Endomorphism Ring: Proving f(R) = E

[Pietjuh]

I'm working on a problem about the endomorphism ring:
Let R be a ring. Show that R is isomorphic to E = { f in End(R+) | f(xr) = f(x)r for all x,r in R }

I'm trying to do it with the following theorem in our lecture notes:
Let R be a ring and R+ the additive group of R. Let for r in R, L_r: R+ --> R+ : x |--> rx be the left multiplication map. Then f: R --> End(R+): r |--> L_r is a injective homomorphism, and R is isomorphic to a subring of End(R+), which is f(R).
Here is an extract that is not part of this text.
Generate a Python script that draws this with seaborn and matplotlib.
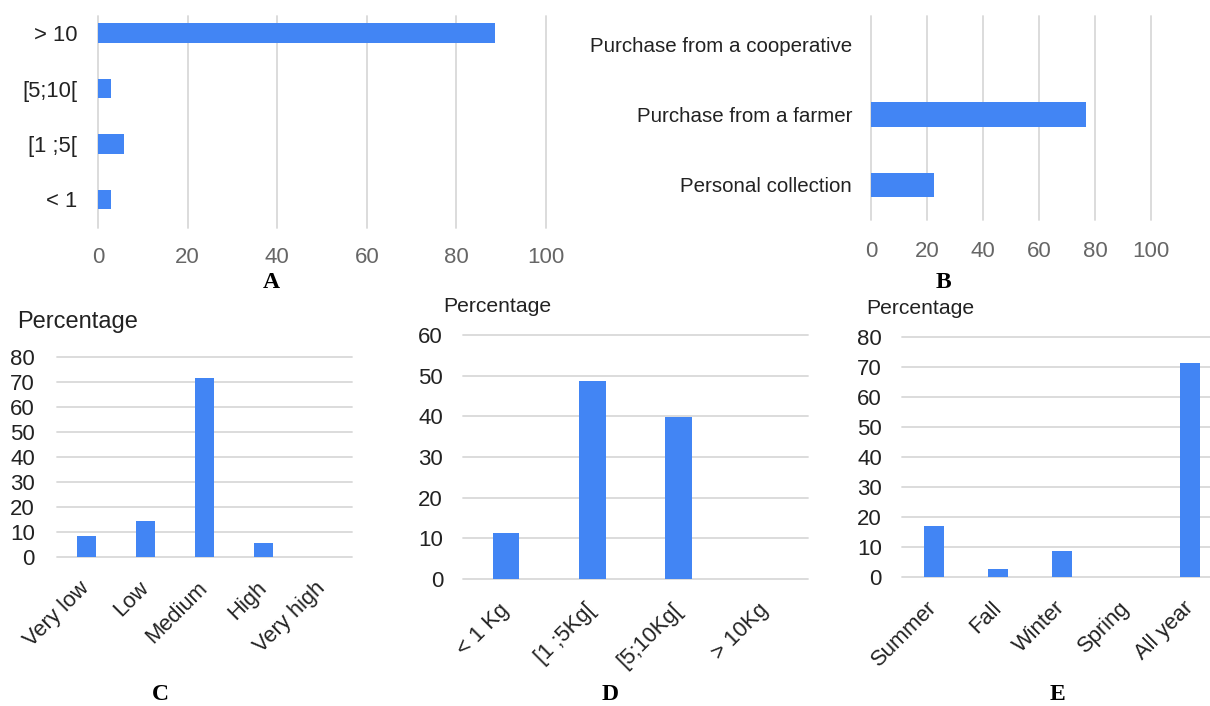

I had the following strategy in mind: If I can show that E is a subring of End(R+) and that f(R) = E, the statement is proved. I almost succeeded with it, but I had a small problem on the end proving the equality of f(R) and E.
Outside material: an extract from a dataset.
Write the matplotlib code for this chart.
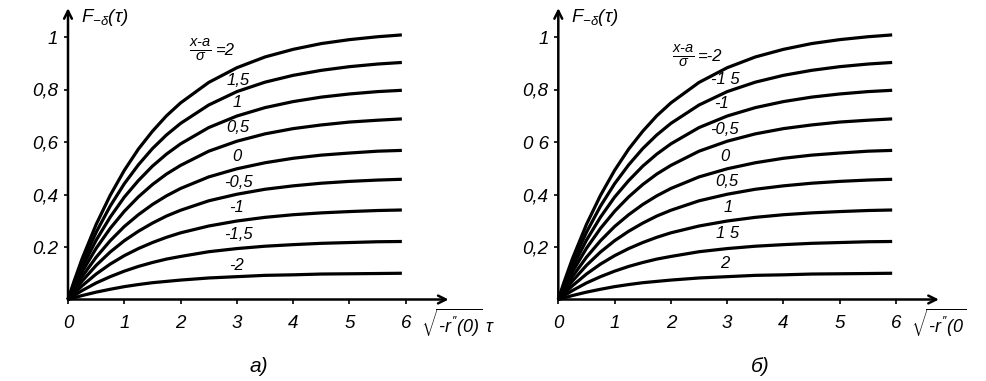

To show that f(R) lies in E isn't that hard. Because L_r (xy) = rxy = L_r(x) y, so L_r satisfies the conditions. But I couldn't figure out how to show that E lies in f(R).
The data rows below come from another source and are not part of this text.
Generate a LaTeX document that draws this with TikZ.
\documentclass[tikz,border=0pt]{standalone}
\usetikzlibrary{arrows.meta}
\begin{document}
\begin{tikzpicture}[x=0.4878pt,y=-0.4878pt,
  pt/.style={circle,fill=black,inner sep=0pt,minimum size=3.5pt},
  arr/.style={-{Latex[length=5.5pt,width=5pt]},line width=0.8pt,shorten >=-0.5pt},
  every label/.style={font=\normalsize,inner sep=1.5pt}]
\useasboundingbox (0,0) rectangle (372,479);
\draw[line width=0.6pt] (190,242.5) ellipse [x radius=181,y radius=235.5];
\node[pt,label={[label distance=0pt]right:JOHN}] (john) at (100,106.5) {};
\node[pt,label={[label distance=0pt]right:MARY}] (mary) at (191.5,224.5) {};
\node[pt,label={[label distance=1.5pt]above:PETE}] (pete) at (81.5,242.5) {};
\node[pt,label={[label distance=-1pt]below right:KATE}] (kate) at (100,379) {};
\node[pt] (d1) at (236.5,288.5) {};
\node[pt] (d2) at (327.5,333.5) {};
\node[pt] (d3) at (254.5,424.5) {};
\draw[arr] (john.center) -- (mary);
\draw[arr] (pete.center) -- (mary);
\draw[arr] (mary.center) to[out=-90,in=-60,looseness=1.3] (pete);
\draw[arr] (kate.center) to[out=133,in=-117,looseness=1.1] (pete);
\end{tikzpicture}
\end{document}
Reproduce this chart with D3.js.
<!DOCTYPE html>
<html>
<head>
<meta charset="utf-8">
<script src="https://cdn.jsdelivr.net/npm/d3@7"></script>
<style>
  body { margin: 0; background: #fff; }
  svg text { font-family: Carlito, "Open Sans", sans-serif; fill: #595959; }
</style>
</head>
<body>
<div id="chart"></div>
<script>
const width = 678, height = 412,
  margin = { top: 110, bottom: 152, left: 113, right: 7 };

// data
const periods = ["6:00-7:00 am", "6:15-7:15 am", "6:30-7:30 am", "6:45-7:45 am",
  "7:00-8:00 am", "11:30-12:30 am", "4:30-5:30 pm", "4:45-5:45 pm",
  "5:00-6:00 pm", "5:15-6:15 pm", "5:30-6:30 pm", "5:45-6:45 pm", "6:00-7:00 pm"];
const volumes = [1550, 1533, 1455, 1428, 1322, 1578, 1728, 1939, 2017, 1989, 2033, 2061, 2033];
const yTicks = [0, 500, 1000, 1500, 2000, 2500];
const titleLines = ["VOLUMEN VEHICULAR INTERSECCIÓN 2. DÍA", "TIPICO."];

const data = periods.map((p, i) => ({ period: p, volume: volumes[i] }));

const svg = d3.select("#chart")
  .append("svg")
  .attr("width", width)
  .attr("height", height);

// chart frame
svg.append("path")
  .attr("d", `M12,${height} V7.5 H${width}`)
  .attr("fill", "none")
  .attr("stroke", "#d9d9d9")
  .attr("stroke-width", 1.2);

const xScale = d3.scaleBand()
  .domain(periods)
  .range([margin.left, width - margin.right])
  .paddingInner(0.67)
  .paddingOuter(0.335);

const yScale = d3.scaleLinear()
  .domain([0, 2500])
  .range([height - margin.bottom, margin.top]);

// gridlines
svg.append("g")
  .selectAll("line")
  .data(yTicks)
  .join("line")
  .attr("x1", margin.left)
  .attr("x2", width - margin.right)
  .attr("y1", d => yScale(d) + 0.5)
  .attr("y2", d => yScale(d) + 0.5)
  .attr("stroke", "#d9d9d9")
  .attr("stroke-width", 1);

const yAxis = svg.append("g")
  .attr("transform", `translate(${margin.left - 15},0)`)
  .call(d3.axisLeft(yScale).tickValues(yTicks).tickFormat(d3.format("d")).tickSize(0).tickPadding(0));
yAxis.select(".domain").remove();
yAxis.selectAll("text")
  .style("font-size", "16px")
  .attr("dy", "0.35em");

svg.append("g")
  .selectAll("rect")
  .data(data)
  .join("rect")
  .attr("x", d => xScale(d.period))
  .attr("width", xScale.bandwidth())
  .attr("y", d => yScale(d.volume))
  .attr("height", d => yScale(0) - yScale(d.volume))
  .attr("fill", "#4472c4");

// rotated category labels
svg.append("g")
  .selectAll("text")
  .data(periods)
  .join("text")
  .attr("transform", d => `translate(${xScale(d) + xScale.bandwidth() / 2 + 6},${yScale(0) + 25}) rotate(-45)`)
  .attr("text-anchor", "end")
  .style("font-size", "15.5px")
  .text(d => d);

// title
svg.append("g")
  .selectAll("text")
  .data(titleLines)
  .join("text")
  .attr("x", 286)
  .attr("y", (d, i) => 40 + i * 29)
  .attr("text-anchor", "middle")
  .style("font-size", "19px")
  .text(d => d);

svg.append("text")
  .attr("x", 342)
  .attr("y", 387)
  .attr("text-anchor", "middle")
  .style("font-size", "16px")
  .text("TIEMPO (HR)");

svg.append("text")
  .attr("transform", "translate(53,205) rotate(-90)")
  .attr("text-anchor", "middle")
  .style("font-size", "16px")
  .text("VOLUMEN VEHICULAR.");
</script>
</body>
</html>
Could anyone help me with this?

 

[AKG]

EDIT: I had written a lot but I see most of it was unnecessary. You want to show that R is isomoprhic to E, and there is a natural function f (the one given in your post) which you know to be injective and homomorphic, you just need to show that f(R) = E. f(R) is the sub-ring of left-multiplications, so you want to show that E is the sub-ring of left-multiplications. Any element g in E satisfies the property that for all x, r in R, we have:

g(xr) = g(x)r

from this we can deduce:

g(x) = g(1x) = g(1)x

Let g(1) = a_g. Then we can say that E consists of all functions of the form:

g(x) = a_gx

where a_g is in R. Clearly, each g is a left-multiplication, and since E consists of all such functions (i.e. since all left-multiplications g satisfy g in End(R+), g(xr) = g(x)r for all x, r in R), we deduce that E is indeed the sub-ring of left-multiplications, so f(R) = E.